Give a verbatim copy of the lines below, minus the pictures.

Raw data:
________

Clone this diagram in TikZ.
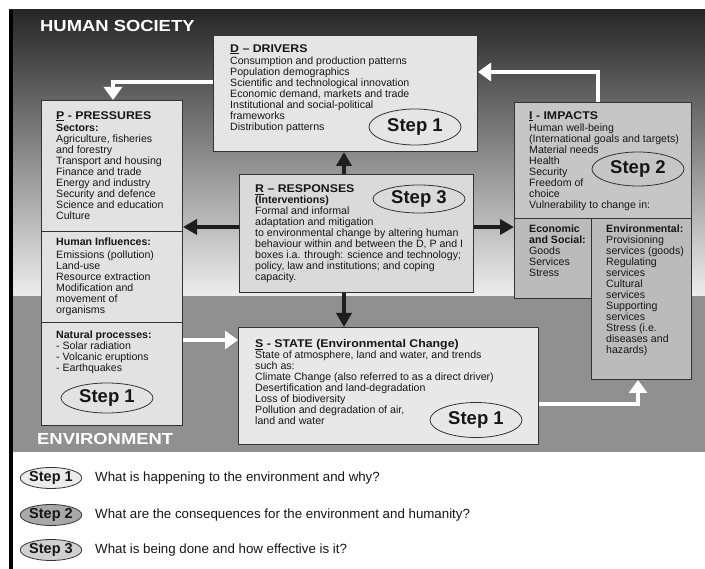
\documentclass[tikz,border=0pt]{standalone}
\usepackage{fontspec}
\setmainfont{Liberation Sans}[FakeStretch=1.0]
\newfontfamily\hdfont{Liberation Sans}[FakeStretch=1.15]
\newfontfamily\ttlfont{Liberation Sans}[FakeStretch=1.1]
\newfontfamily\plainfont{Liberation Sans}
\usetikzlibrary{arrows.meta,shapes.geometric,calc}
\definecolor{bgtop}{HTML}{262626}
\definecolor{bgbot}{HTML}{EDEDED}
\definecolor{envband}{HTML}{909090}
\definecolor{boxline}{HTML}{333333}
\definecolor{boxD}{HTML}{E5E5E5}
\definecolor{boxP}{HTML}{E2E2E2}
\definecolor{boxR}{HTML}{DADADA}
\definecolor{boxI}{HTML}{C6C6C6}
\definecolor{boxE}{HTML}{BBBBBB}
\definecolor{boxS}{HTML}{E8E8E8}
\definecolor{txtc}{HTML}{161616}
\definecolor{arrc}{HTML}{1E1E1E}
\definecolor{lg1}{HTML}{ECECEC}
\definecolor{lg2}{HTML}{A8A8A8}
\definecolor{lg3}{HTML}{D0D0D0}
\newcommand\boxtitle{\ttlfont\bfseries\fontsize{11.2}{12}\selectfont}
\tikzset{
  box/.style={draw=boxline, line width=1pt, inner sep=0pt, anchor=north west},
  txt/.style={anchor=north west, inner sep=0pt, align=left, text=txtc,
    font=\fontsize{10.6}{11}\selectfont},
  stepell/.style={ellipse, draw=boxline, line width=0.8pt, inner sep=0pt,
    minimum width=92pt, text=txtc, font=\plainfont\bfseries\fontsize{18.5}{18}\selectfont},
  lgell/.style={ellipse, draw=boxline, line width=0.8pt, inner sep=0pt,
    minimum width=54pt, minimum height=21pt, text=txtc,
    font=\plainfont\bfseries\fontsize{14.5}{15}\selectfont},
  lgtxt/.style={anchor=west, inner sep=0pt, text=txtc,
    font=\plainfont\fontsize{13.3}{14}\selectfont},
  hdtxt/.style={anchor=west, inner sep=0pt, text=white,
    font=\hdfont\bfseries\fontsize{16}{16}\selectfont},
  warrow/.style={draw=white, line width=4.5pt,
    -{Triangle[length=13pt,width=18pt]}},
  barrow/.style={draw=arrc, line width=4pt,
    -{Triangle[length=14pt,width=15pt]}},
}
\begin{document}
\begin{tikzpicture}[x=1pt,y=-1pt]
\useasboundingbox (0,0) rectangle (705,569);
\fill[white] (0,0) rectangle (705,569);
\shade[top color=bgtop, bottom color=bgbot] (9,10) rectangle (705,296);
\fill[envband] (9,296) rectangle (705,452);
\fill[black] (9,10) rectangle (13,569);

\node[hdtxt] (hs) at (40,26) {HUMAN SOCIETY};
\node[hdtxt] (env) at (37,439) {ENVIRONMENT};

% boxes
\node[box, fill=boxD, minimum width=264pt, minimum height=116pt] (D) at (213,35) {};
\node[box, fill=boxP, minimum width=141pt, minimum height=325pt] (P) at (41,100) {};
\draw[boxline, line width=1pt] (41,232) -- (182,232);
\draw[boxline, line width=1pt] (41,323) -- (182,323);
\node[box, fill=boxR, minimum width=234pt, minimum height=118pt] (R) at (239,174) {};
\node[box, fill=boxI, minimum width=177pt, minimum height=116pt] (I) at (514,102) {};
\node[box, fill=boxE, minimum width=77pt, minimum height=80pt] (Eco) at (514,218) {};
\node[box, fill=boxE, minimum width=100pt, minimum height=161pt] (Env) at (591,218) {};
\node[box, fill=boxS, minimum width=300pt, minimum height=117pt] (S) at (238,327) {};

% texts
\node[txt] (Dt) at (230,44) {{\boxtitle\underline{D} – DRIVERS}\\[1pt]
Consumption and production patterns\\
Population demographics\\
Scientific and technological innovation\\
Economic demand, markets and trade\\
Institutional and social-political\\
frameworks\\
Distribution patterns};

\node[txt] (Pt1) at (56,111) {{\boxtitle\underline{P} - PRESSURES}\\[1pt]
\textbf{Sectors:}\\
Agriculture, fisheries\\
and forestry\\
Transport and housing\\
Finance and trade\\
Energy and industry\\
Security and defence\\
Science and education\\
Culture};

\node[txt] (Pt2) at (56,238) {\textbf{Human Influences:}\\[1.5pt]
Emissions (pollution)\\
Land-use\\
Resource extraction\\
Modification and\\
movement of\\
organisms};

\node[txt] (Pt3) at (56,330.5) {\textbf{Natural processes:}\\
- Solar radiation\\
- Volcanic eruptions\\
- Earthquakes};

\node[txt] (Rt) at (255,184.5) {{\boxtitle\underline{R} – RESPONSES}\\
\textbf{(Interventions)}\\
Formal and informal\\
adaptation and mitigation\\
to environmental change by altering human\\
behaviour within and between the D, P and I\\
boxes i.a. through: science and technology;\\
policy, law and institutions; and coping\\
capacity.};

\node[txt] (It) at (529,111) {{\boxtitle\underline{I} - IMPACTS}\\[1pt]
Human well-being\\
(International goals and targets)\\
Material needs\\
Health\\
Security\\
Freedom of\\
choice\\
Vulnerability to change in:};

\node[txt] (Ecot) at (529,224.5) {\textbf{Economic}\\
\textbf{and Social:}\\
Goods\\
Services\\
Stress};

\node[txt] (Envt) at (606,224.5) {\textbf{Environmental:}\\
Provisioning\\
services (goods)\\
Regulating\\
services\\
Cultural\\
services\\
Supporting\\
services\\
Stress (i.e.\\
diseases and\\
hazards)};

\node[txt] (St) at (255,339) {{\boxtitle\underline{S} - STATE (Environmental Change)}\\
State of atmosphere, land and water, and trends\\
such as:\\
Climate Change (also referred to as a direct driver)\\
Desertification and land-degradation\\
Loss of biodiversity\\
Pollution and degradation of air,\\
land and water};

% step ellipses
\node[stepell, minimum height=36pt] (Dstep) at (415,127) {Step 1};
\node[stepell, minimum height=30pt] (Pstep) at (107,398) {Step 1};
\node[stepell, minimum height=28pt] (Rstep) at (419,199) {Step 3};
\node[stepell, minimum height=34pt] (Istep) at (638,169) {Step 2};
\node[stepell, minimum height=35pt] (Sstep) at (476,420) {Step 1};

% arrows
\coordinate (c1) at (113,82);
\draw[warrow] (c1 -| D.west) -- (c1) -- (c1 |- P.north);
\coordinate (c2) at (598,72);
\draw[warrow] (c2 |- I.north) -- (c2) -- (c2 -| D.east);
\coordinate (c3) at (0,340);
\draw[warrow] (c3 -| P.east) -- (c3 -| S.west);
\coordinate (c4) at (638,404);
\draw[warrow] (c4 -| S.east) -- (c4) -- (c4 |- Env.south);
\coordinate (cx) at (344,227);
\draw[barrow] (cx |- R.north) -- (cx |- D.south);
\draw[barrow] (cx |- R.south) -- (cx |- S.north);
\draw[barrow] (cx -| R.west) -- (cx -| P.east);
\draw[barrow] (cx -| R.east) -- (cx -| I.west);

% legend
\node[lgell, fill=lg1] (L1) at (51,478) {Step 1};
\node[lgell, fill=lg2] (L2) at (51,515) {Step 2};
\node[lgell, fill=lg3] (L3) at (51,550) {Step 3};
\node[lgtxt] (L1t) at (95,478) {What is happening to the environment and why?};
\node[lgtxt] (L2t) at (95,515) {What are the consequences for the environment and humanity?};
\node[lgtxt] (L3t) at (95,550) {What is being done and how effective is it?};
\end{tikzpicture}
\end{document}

________

Exercise output:
Clone this diagram in TikZ.
\documentclass[tikz,border=0pt]{standalone}
\usepackage{fontspec}
\setmainfont{Liberation Sans}[FakeStretch=1.0]
\newfontfamily\hdfont{Liberation Sans}[FakeStretch=1.15]
\newfontfamily\ttlfont{Liberation Sans}[FakeStretch=1.1]
\newfontfamily\plainfont{Liberation Sans}
\usetikzlibrary{arrows.meta,shapes.geometric,calc}
\definecolor{bgtop}{HTML}{262626}
\definecolor{bgbot}{HTML}{EDEDED}
\definecolor{envband}{HTML}{909090}
\definecolor{boxline}{HTML}{333333}
\definecolor{boxD}{HTML}{E5E5E5}
\definecolor{boxP}{HTML}{E2E2E2}
\definecolor{boxR}{HTML}{DADADA}
\definecolor{boxI}{HTML}{C6C6C6}
\definecolor{boxE}{HTML}{BBBBBB}
\definecolor{boxS}{HTML}{E8E8E8}
\definecolor{txtc}{HTML}{161616}
\definecolor{arrc}{HTML}{1E1E1E}
\definecolor{lg1}{HTML}{ECECEC}
\definecolor{lg2}{HTML}{A8A8A8}
\definecolor{lg3}{HTML}{D0D0D0}
\newcommand\boxtitle{\ttlfont\bfseries\fontsize{11.2}{12}\selectfont}
\tikzset{
  box/.style={draw=boxline, line width=1pt, inner sep=0pt, anchor=north west},
  txt/.style={anchor=north west, inner sep=0pt, align=left, text=txtc,
    font=\fontsize{10.6}{11}\selectfont},
  stepell/.style={ellipse, draw=boxline, line width=0.8pt, inner sep=0pt,
    minimum width=92pt, text=txtc, font=\plainfont\bfseries\fontsize{18.5}{18}\selectfont},
  lgell/.style={ellipse, draw=boxline, line width=0.8pt, inner sep=0pt,
    minimum width=54pt, minimum height=21pt, text=txtc,
    font=\plainfont\bfseries\fontsize{14.5}{15}\selectfont},
  lgtxt/.style={anchor=west, inner sep=0pt, text=txtc,
    font=\plainfont\fontsize{13.3}{14}\selectfont},
  hdtxt/.style={anchor=west, inner sep=0pt, text=white,
    font=\hdfont\bfseries\fontsize{16}{16}\selectfont},
  warrow/.style={draw=white, line width=4.5pt,
    -{Triangle[length=13pt,width=18pt]}},
  barrow/.style={draw=arrc, line width=4pt,
    -{Triangle[length=14pt,width=15pt]}},
}
\begin{document}
\begin{tikzpicture}[x=1pt,y=-1pt]
\useasboundingbox (0,0) rectangle (705,569);
\fill[white] (0,0) rectangle (705,569);
\shade[top color=bgtop, bottom color=bgbot] (9,10) rectangle (705,296);
\fill[envband] (9,296) rectangle (705,452);
\fill[black] (9,10) rectangle (13,569);

\node[hdtxt] (hs) at (40,26) {HUMAN SOCIETY};
\node[hdtxt] (env) at (37,439) {ENVIRONMENT};

% boxes
\node[box, fill=boxD, minimum width=264pt, minimum height=116pt] (D) at (213,35) {};
\node[box, fill=boxP, minimum width=141pt, minimum height=325pt] (P) at (41,100) {};
\draw[boxline, line width=1pt] (41,232) -- (182,232);
\draw[boxline, line width=1pt] (41,323) -- (182,323);
\node[box, fill=boxR, minimum width=234pt, minimum height=118pt] (R) at (239,174) {};
\node[box, fill=boxI, minimum width=177pt, minimum height=116pt] (I) at (514,102) {};
\node[box, fill=boxE, minimum width=77pt, minimum height=80pt] (Eco) at (514,218) {};
\node[box, fill=boxE, minimum width=100pt, minimum height=161pt] (Env) at (591,218) {};
\node[box, fill=boxS, minimum width=300pt, minimum height=117pt] (S) at (238,327) {};

% texts
\node[txt] (Dt) at (230,44) {{\boxtitle\underline{D} – DRIVERS}\\[1pt]
Consumption and production patterns\\
Population demographics\\
Scientific and technological innovation\\
Economic demand, markets and trade\\
Institutional and social-political\\
frameworks\\
Distribution patterns};

\node[txt] (Pt1) at (56,111) {{\boxtitle\underline{P} - PRESSURES}\\[1pt]
\textbf{Sectors:}\\
Agriculture, fisheries\\
and forestry\\
Transport and housing\\
Finance and trade\\
Energy and industry\\
Security and defence\\
Science and education\\
Culture};

\node[txt] (Pt2) at (56,238) {\textbf{Human Influences:}\\[1.5pt]
Emissions (pollution)\\
Land-use\\
Resource extraction\\
Modification and\\
movement of\\
organisms};

\node[txt] (Pt3) at (56,330.5) {\textbf{Natural processes:}\\
- Solar radiation\\
- Volcanic eruptions\\
- Earthquakes};

\node[txt] (Rt) at (255,184.5) {{\boxtitle\underline{R} – RESPONSES}\\
\textbf{(Interventions)}\\
Formal and informal\\
adaptation and mitigation\\
to environmental change by altering human\\
behaviour within and between the D, P and I\\
boxes i.a. through: science and technology;\\
policy, law and institutions; and coping\\
capacity.};

\node[txt] (It) at (529,111) {{\boxtitle\underline{I} - IMPACTS}\\[1pt]
Human well-being\\
(International goals and targets)\\
Material needs\\
Health\\
Security\\
Freedom of\\
choice\\
Vulnerability to change in:};

\node[txt] (Ecot) at (529,224.5) {\textbf{Economic}\\
\textbf{and Social:}\\
Goods\\
Services\\
Stress};

\node[txt] (Envt) at (606,224.5) {\textbf{Environmental:}\\
Provisioning\\
services (goods)\\
Regulating\\
services\\
Cultural\\
services\\
Supporting\\
services\\
Stress (i.e.\\
diseases and\\
hazards)};

\node[txt] (St) at (255,339) {{\boxtitle\underline{S} - STATE (Environmental Change)}\\
State of atmosphere, land and water, and trends\\
such as:\\
Climate Change (also referred to as a direct driver)\\
Desertification and land-degradation\\
Loss of biodiversity\\
Pollution and degradation of air,\\
land and water};

% step ellipses
\node[stepell, minimum height=36pt] (Dstep) at (415,127) {Step 1};
\node[stepell, minimum height=30pt] (Pstep) at (107,398) {Step 1};
\node[stepell, minimum height=28pt] (Rstep) at (419,199) {Step 3};
\node[stepell, minimum height=34pt] (Istep) at (638,169) {Step 2};
\node[stepell, minimum height=35pt] (Sstep) at (476,420) {Step 1};

% arrows
\coordinate (c1) at (113,82);
\draw[warrow] (c1 -| D.west) -- (c1) -- (c1 |- P.north);
\coordinate (c2) at (598,72);
\draw[warrow] (c2 |- I.north) -- (c2) -- (c2 -| D.east);
\coordinate (c3) at (0,340);
\draw[warrow] (c3 -| P.east) -- (c3 -| S.west);
\coordinate (c4) at (638,404);
\draw[warrow] (c4 -| S.east) -- (c4) -- (c4 |- Env.south);
\coordinate (cx) at (344,227);
\draw[barrow] (cx |- R.north) -- (cx |- D.south);
\draw[barrow] (cx |- R.south) -- (cx |- S.north);
\draw[barrow] (cx -| R.west) -- (cx -| P.east);
\draw[barrow] (cx -| R.east) -- (cx -| I.west);

% legend
\node[lgell, fill=lg1] (L1) at (51,478) {Step 1};
\node[lgell, fill=lg2] (L2) at (51,515) {Step 2};
\node[lgell, fill=lg3] (L3) at (51,550) {Step 3};
\node[lgtxt] (L1t) at (95,478) {What is happening to the environment and why?};
\node[lgtxt] (L2t) at (95,515) {What are the consequences for the environment and humanity?};
\node[lgtxt] (L3t) at (95,550) {What is being done and how effective is it?};
\end{tikzpicture}
\end{document}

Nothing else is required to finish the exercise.